All lines in the data bearing the string "code" should be identified and copied.
---------- Entries provided ----------
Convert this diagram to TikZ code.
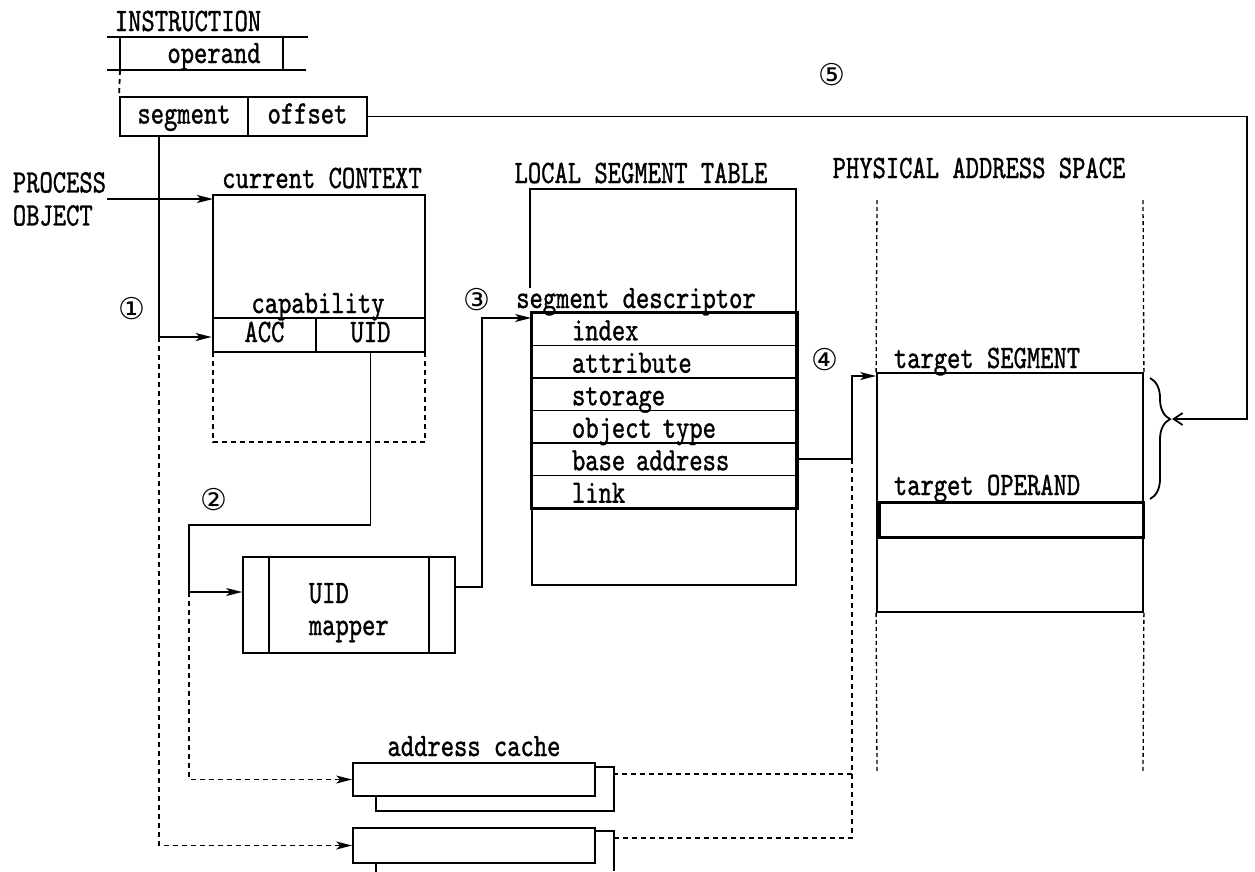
\documentclass[tikz,border=0pt]{standalone}
\usepackage{fontspec}
\newfontfamily\circfont{DejaVu Sans}
\newfontfamily\figfont{lmmono10-regular.otf}[FakeStretch=0.775, FakeBold=1]
\usetikzlibrary{arrows.meta, positioning, decorations.pathreplacing}

\begin{document}
\begin{tikzpicture}[
    x=1pt, y=-1pt,
    >={Stealth[length=16pt, width=8pt, inset=4pt]},
    line width=1.8pt,
    lbl/.style={font=\figfont\fontsize{32.7}{33}\selectfont, inner sep=0pt},
    num/.style={font=\circfont\fontsize{30}{32}\selectfont, inner sep=0pt},
    cellbox/.style={
        draw, rectangle, inner sep=0pt, text height=20pt, text depth=6pt,
        font=\figfont\fontsize{32.7}{33}\selectfont
    },
    boldbox/.style={cellbox, line width=2.8pt},
    slotbox/.style={
        draw, rectangle, inner sep=0pt, minimum width=265pt, minimum height=32.5pt,
        text width=185pt, align=left, text height=22pt, text depth=0pt,
        font=\figfont\fontsize{32.7}{33}\selectfont
    },
    cue/.style={dash pattern=on 5pt off 4pt},
    fine/.style={dash pattern=on 4pt off 3pt, line width=1.3pt},
    barb/.style={-{Straight Barb[length=9pt, width=12pt]}}
]
\useasboundingbox (0,0) rectangle (1255,871);

% instruction
\node[lbl, anchor=base] (instr) at (188,31) {INSTRUCTION};
\draw (107,37) -- (308,37);
\draw (107,70) -- (306,70);
\draw (120,37) -- (120,70);
\draw (283,37) -- (283,70);
\node[lbl, anchor=base] (operand) at (214,63) {operand};
\node[cellbox, minimum width=128pt, minimum height=39pt] (segf) at (184,116.5) {segment};
\node[cellbox, minimum width=119pt, minimum height=39pt] (offf) at (307.5,116.5) {offset};
\draw[cue] (120,70) -- (segf.north west);

% process object and context
\node[lbl, align=left, anchor=west] (proc) at (12,199) {PROCESS\\OBJECT};
\coordinate (ctxnw) at (213,195);
\node[lbl, anchor=base] (ctxlbl) at (322,188) {current CONTEXT};
\draw (213,352) -- (ctxnw) -- (425,195) -- (425,352);
\draw[cue] (213,352) |- (425,442) -- (425,352);
\node[lbl, anchor=base] (caplbl) at (318,313) {capability};
\node[boldbox, minimum width=103pt, minimum height=34pt] (acc) at (264.5,335) {ACC};
\node[boldbox, minimum width=109pt, minimum height=34pt] (uid) at (370.5,335) {UID};

\draw[->] (proc.east) -- (proc.east -| ctxnw);

\coordinate (segtap) at (159,337);
\draw[->] (segtap |- segf.south) -- (segtap) -- (segtap -| acc.west);
\node[num] (n1) at (132,309) {①};

% uid mapper
\node[draw, minimum width=212pt, minimum height=96pt, inner sep=0pt] (mapper) at (349,605) {};
\draw ([xshift=27pt]mapper.north west) -- ([xshift=27pt]mapper.south west);
\draw ([xshift=-27pt]mapper.north east) -- ([xshift=-27pt]mapper.south east);
\node[lbl, anchor=base west] (maptop) at (308,603) {UID};
\node[lbl, anchor=base west] (mapbot) at (308,635) {mapper};

\coordinate (bend2) at (189,525);
\coordinate (tap2) at (189,592);
\draw[->] (uid.south) |- (bend2) -- (tap2) -- (tap2 -| mapper.west);
\node[num] (n2) at (214,500) {②};

% local segment table
\node[lbl, anchor=base] (lstlbl) at (641,183) {LOCAL SEGMENT TABLE};
\draw (530,288) |- (796,189) -- (796,585) -| (532,508);
\node[lbl, anchor=base] (desclbl) at (636,308) {segment descriptor};
\node[slotbox] (d1) at (664.5,329.25) {index};
\node[slotbox] (d2) at (664.5,361.75) {attribute};
\node[slotbox] (d3) at (664.5,394.25) {storage};
\node[slotbox] (d4) at (664.5,426.75) {object type};
\node[slotbox] (d5) at (664.5,459.25) {base address};
\node[slotbox] (d6) at (664.5,491.75) {link};
\draw[line width=3pt] (d1.north west) rectangle (d6.south east);

\coordinate (bend3) at (482,318);
\draw[->] ([yshift=18pt]mapper.east) -| (bend3) -- (bend3 -| d1.west);
\node[num] (n3) at (477,300) {③};

% physical address space
\node[lbl, anchor=base] (paslbl) at (979,178) {PHYSICAL ADDRESS SPACE};
\node[draw, minimum width=266pt, minimum height=239pt, inner sep=0pt] (tseg) at (1010,492.5) {};
\node[lbl, anchor=base west] (tseglbl) at (893,368) {target SEGMENT};
\node[lbl, anchor=base west] (topdlbl) at (893,495) {target OPERAND};
\node[draw, line width=3pt, minimum width=264pt, minimum height=35pt, inner sep=0pt] (topd) at (1011,519.5) {};
\draw[fine] (877,200) -- (tseg.north west);
\draw[fine] (1143,200) -- (tseg.north east);
\draw[fine] (tseg.south west) -- (877,773);
\draw[fine] (tseg.south east) -- (1143,773);

\coordinate (bend4) at (852,376);
\draw[->] (d5.east) -| (bend4) -- (bend4 -| tseg.west);
\node[num] (n4) at (825,360) {④};

\draw[decorate, decoration={brace, amplitude=20pt, aspect=0.34}] (1150,378) -- (1150,499);
\coordinate (tip) at (1172,419);
\coordinate (rim) at (1247,419);
\draw[barb] (offf.east) -| (rim) -- (tip);
\node[num] (n5) at (832,75) {⑤};

% address cache
\node[draw, minimum width=242pt, minimum height=33pt, inner sep=0pt] (cacheA) at (474,779.5) {};
\node[lbl, above=5pt of cacheA] (cachelbl) {address cache};
\draw ([yshift=-5pt]cacheA.north east) -| ([xshift=18pt, yshift=-14pt]cacheA.south east) -| ([xshift=24pt]cacheA.south west);
\node[draw, minimum width=242pt, minimum height=35pt, inner sep=0pt] (cacheB) at (474,845.5) {};
\draw ([yshift=-4pt]cacheB.north east) -- ++(18,0) -- ++(0,40);
\draw ([xshift=24pt]cacheB.south west) -- ++(0,10);

\draw[cue, ->] (segtap) |- (cacheB.west);
\draw[cue, ->] (tap2) |- (cacheA.west);
\coordinate (backA) at (613,774);
\coordinate (backB) at (613,838);
\draw[cue] (bend4 |- d5.east) |- (backB);
\draw[cue] (backA) -- (backA -| bend4);

\end{tikzpicture}
\end{document}
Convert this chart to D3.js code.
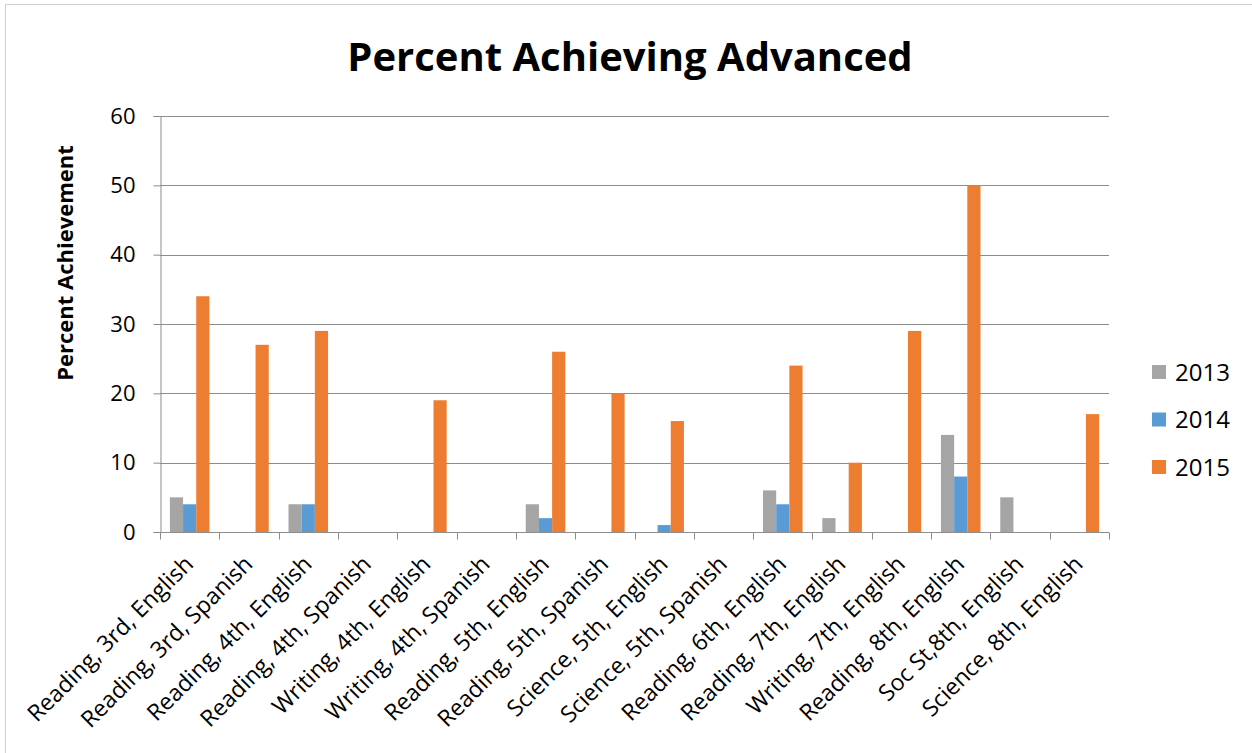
----------
Solution for this task →
Convert this diagram to TikZ code.
Convert this chart to D3.js code.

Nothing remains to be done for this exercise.